**DATA BLOCK**
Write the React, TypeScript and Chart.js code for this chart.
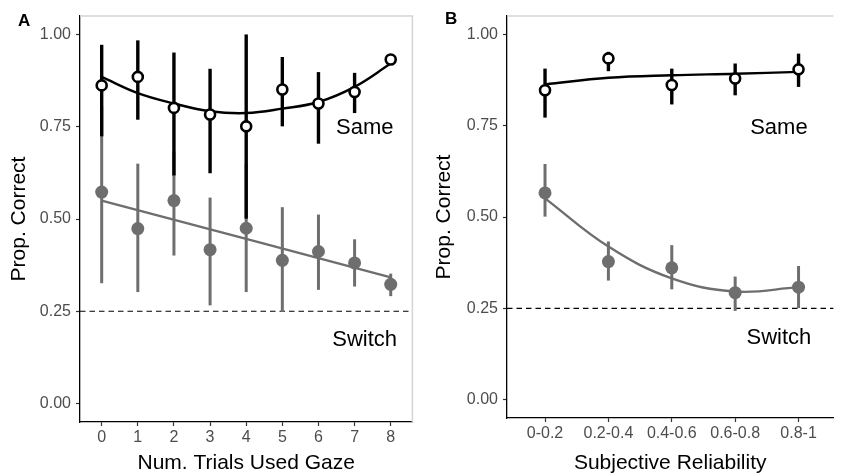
import React, { useEffect, useRef } from "react";
import { Chart, registerables } from "chart.js";

Chart.register(...registerables);

// ---------- Data ----------
// Panel A: Num. Trials Used Gaze
const gazeTrials = [0, 1, 2, 3, 4, 5, 6, 7, 8];
const gazeTickLabels = ["0", "1", "2", "3", "4", "5", "6", "7", "8"];
const gazeSameMean = [0.862, 0.885, 0.801, 0.783, 0.751, 0.851, 0.813, 0.844, 0.932];
const gazeSameLow = [0.724, 0.769, 0.618, 0.624, 0.501, 0.751, 0.704, 0.787, 0.92];
const gazeSameHigh = [0.972, 0.984, 0.951, 0.907, 1.0, 0.939, 0.898, 0.896, 0.942];
const gazeSameFit = [0.885, 0.841, 0.813, 0.792, 0.787, 0.799, 0.817, 0.858, 0.921];
const gazeSwitchMean = [0.573, 0.474, 0.55, 0.417, 0.475, 0.388, 0.412, 0.381, 0.323];
const gazeSwitchLow = [0.326, 0.302, 0.401, 0.266, 0.302, 0.248, 0.308, 0.317, 0.291];
const gazeSwitchHigh = [0.805, 0.65, 0.683, 0.558, 0.65, 0.532, 0.512, 0.445, 0.352];
const gazeSwitchFitX = [0, 8];
const gazeSwitchFit = [0.55, 0.342];

// Panel B: Subjective Reliability
const reliabilityBins = [0, 1, 2, 3, 4];
const reliabilityTickLabels = ["0-0.2", "0.2-0.4", "0.4-0.6", "0.6-0.8", "0.8-1"];
const relSameMean = [0.847, 0.934, 0.861, 0.879, 0.904];
const relSameLow = [0.772, 0.899, 0.808, 0.833, 0.856];
const relSameHigh = [0.906, 0.952, 0.906, 0.92, 0.947];
const relSameFit = [0.863, 0.881, 0.888, 0.892, 0.897];
const relSwitchMean = [0.566, 0.378, 0.361, 0.293, 0.308];
const relSwitchLow = [0.501, 0.326, 0.302, 0.243, 0.251];
const relSwitchHigh = [0.645, 0.433, 0.423, 0.337, 0.366];
const relSwitchFit = [0.551, 0.419, 0.332, 0.296, 0.308];

const yTickValues = [0, 0.25, 0.5, 0.75, 1];
const chanceLevel = 0.25;

// ---------- Styles ----------
const FONT = "'Liberation Sans', Arial, Helvetica, sans-serif";
const GRAY = "#6e6e6e";
const TICK_COLOR = "#4d4d4d";

type PanelSpec = {
  letter: string;
  xTitle: string;
  x: number[];
  tickLabels: string[];
  sameMean: number[];
  sameLow: number[];
  sameHigh: number[];
  sameFitX: number[];
  sameFit: number[];
  switchMean: number[];
  switchLow: number[];
  switchHigh: number[];
  switchFitX: number[];
  switchFit: number[];
  xMin: number;
  xMax: number;
  sameLabelPos: [number, number];
  switchLabelPos: [number, number];
  canvasLeft: number;
  canvasWidth: number;
  yAxisWidth: number;
  xAxisHeight: number;
  rightPad: number;
  drawRightBorder: boolean;
  letterPos: [number, number];
};

const panelA: PanelSpec = {
  letter: "A",
  xTitle: "Num. Trials Used Gaze",
  x: gazeTrials,
  tickLabels: gazeTickLabels,
  sameMean: gazeSameMean,
  sameLow: gazeSameLow,
  sameHigh: gazeSameHigh,
  sameFitX: gazeTrials,
  sameFit: gazeSameFit,
  switchMean: gazeSwitchMean,
  switchLow: gazeSwitchLow,
  switchHigh: gazeSwitchHigh,
  switchFitX: gazeSwitchFitX,
  switchFit: gazeSwitchFit,
  xMin: -0.6,
  xMax: 8.6,
  sameLabelPos: [7.28, 0.748],
  switchLabelPos: [7.28, 0.171],
  canvasLeft: 0,
  canvasWidth: 420,
  yAxisWidth: 80,
  xAxisHeight: 52,
  rightPad: 3,
  drawRightBorder: true,
  letterPos: [18, 26],
};

const panelB: PanelSpec = {
  letter: "B",
  xTitle: "Subjective Reliability",
  x: reliabilityBins,
  tickLabels: reliabilityTickLabels,
  sameMean: relSameMean,
  sameLow: relSameLow,
  sameHigh: relSameHigh,
  sameFitX: reliabilityBins,
  sameFit: relSameFit,
  switchMean: relSwitchMean,
  switchLow: relSwitchLow,
  switchHigh: relSwitchHigh,
  switchFitX: reliabilityBins,
  switchFit: relSwitchFit,
  xMin: -0.6,
  xMax: 4.55,
  sameLabelPos: [3.69, 0.745],
  switchLabelPos: [3.69, 0.169],
  canvasLeft: 425,
  canvasWidth: 416,
  yAxisWidth: 82,
  xAxisHeight: 56,
  rightPad: 0,
  drawRightBorder: false,
  letterPos: [20, 24],
};

const CANVAS_H = 474;

function pts(xs: number[], ys: number[]) {
  return xs.map((x, i) => ({ x, y: ys[i] }));
}

const decorPlugin = {
  id: "decor",
  beforeDatasetsDraw(chart: any, _args: any, opts: any) {
    const { ctx, chartArea, scales } = chart;
    const xs = scales.x;
    const ys = scales.y;
    ctx.save();
    // panel border (top, right)
    ctx.strokeStyle = "#d4d4d4";
    ctx.lineWidth = 1.5;
    ctx.beginPath();
    ctx.moveTo(chartArea.left, chartArea.top);
    ctx.lineTo(chartArea.right, chartArea.top);
    if (opts.rightBorder) {
      ctx.lineTo(chartArea.right, chartArea.bottom);
    }
    ctx.stroke();
    // chance line
    const yc = ys.getPixelForValue(opts.chance);
    ctx.strokeStyle = "#000";
    ctx.lineWidth = 1.2;
    ctx.setLineDash([5.5, 4]);
    ctx.beginPath();
    ctx.moveTo(chartArea.left, yc);
    ctx.lineTo(chartArea.right, yc);
    ctx.stroke();
    ctx.setLineDash([]);
    // error bars
    for (const s of opts.bars) {
      ctx.strokeStyle = s.color;
      ctx.lineWidth = s.width;
      ctx.lineCap = "butt";
      s.x.forEach((xv: number, i: number) => {
        const px = xs.getPixelForValue(xv);
        ctx.beginPath();
        ctx.moveTo(px, ys.getPixelForValue(s.low[i]));
        ctx.lineTo(px, ys.getPixelForValue(s.high[i]));
        ctx.stroke();
      });
    }
    ctx.restore();
  },
  afterDraw(chart: any, _args: any, opts: any) {
    const { ctx, scales } = chart;
    ctx.save();
    ctx.fillStyle = "#000";
    ctx.font = `22px ${FONT}`;
    ctx.textAlign = "center";
    ctx.textBaseline = "middle";
    for (const t of opts.texts) {
      ctx.fillText(t.text, scales.x.getPixelForValue(t.x), scales.y.getPixelForValue(t.y));
    }
    ctx.font = `bold 17px ${FONT}`;
    ctx.textAlign = "left";
    ctx.textBaseline = "alphabetic";
    ctx.fillText(opts.letter, opts.letterPos[0], opts.letterPos[1]);
    ctx.restore();
  },
};

function Panel({ spec }: { spec: PanelSpec }) {
  const ref = useRef<HTMLCanvasElement | null>(null);
  useEffect(() => {
    if (!ref.current) return;
    const p = spec;
    const chart = new Chart(ref.current, {
      type: "scatter",
      data: {
        datasets: [
          {
            type: "scatter",
            data: pts(p.x, p.sameMean),
            pointRadius: 5,
            pointHoverRadius: 5,
            pointBorderWidth: 2.6,
            pointBorderColor: "#000",
            pointBackgroundColor: "#fff",
          },
          {
            type: "line",
            data: pts(p.sameFitX, p.sameFit),
            borderColor: "#000",
            borderWidth: 2.4,
            pointRadius: 0,
            tension: 0.4,
            fill: false,
          },
          {
            type: "scatter",
            data: pts(p.x, p.switchMean),
            pointRadius: 6.5,
            pointHoverRadius: 6.5,
            pointBorderWidth: 0,
            pointBackgroundColor: GRAY,
            pointBorderColor: GRAY,
          },
          {
            type: "line",
            data: pts(p.switchFitX, p.switchFit),
            borderColor: GRAY,
            borderWidth: 2.4,
            pointRadius: 0,
            tension: 0.4,
            fill: false,
          },
        ] as any,
      },
      options: {
        animation: false,
        responsive: false,
        events: [],
        layout: { padding: { top: 16, right: p.rightPad, bottom: 0, left: 0 } },
        plugins: {
          legend: { display: false },
          tooltip: { enabled: false },
          decor: {
            rightBorder: p.drawRightBorder,
            chance: chanceLevel,
            letter: p.letter,
            letterPos: p.letterPos,
            bars: [
              { x: p.x, low: p.switchLow, high: p.switchHigh, color: GRAY, width: 3 },
              { x: p.x, low: p.sameLow, high: p.sameHigh, color: "#000", width: 3.4 },
            ],
            texts: [
              { text: "Same", x: p.sameLabelPos[0], y: p.sameLabelPos[1] },
              { text: "Switch", x: p.switchLabelPos[0], y: p.switchLabelPos[1] },
            ],
          },
        } as any,
        scales: {
          x: {
            type: "linear",
            min: p.xMin,
            max: p.xMax,
            afterBuildTicks: (s: any) => {
              s.ticks = p.x.map((v) => ({ value: v }));
            },
            afterFit: (s: any) => {
              s.height = p.xAxisHeight;
            },
            ticks: {
              autoSkip: false,
              maxRotation: 0,
              padding: 2,
              color: TICK_COLOR,
              font: { family: FONT, size: 16 },
              callback: (v: any) => p.tickLabels[Math.round(Number(v))] ?? "",
            },
            grid: {
              display: true,
              drawOnChartArea: false,
              drawTicks: true,
              tickLength: 4,
              tickColor: "#333",
              tickWidth: 1.2,
            },
            border: { display: true, color: "#000", width: 1.3 },
            title: {
              display: true,
              text: p.xTitle,
              color: "#000",
              font: { family: FONT, size: 21, lineHeight: 1 },
              padding: { top: 0, bottom: 0 },
            },
          },
          y: {
            type: "linear",
            min: -0.05,
            max: 1.05,
            afterBuildTicks: (s: any) => {
              s.ticks = yTickValues.map((v) => ({ value: v }));
            },
            afterFit: (s: any) => {
              s.width = p.yAxisWidth;
            },
            ticks: {
              padding: 5,
              color: TICK_COLOR,
              font: { family: FONT, size: 16 },
              callback: (v: any) => Number(v).toFixed(2),
            },
            grid: {
              display: true,
              drawOnChartArea: false,
              drawTicks: true,
              tickLength: 4,
              tickColor: "#333",
              tickWidth: 1.2,
            },
            border: { display: true, color: "#000", width: 1.3 },
            title: {
              display: true,
              text: "Prop. Correct",
              color: "#000",
              font: { family: FONT, size: 21, lineHeight: 1 },
              padding: { top: 8.5, bottom: 0 },
            },
          },
        },
      } as any,
      plugins: [decorPlugin as any],
    });
    return () => chart.destroy();
  }, [spec]);
  return (
    <canvas
      ref={ref}
      width={spec.canvasWidth}
      height={CANVAS_H}
      style={{
        position: "absolute",
        left: spec.canvasLeft,
        top: 0,
        width: spec.canvasWidth,
        height: CANVAS_H,
      }}
    />
  );
}

export default function App() {
  return (
    <div
      style={{
        position: "fixed",
        left: 0,
        top: 0,
        width: 841,
        height: CANVAS_H,
        background: "#fff",
        overflow: "hidden",
      }}
    >
      <Panel spec={panelA} />
      <Panel spec={panelB} />
    </div>
  );
}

**AIM OF THE TASK**
Every line from the top of the material above through the line with "Chart.register(...registerables);" should be duplicated exactly, please; leave out the pictures.

**EXPECTED ANSWER**
Write the React, TypeScript and Chart.js code for this chart.
import React, { useEffect, useRef } from "react";
import { Chart, registerables } from "chart.js";

Chart.register(...registerables);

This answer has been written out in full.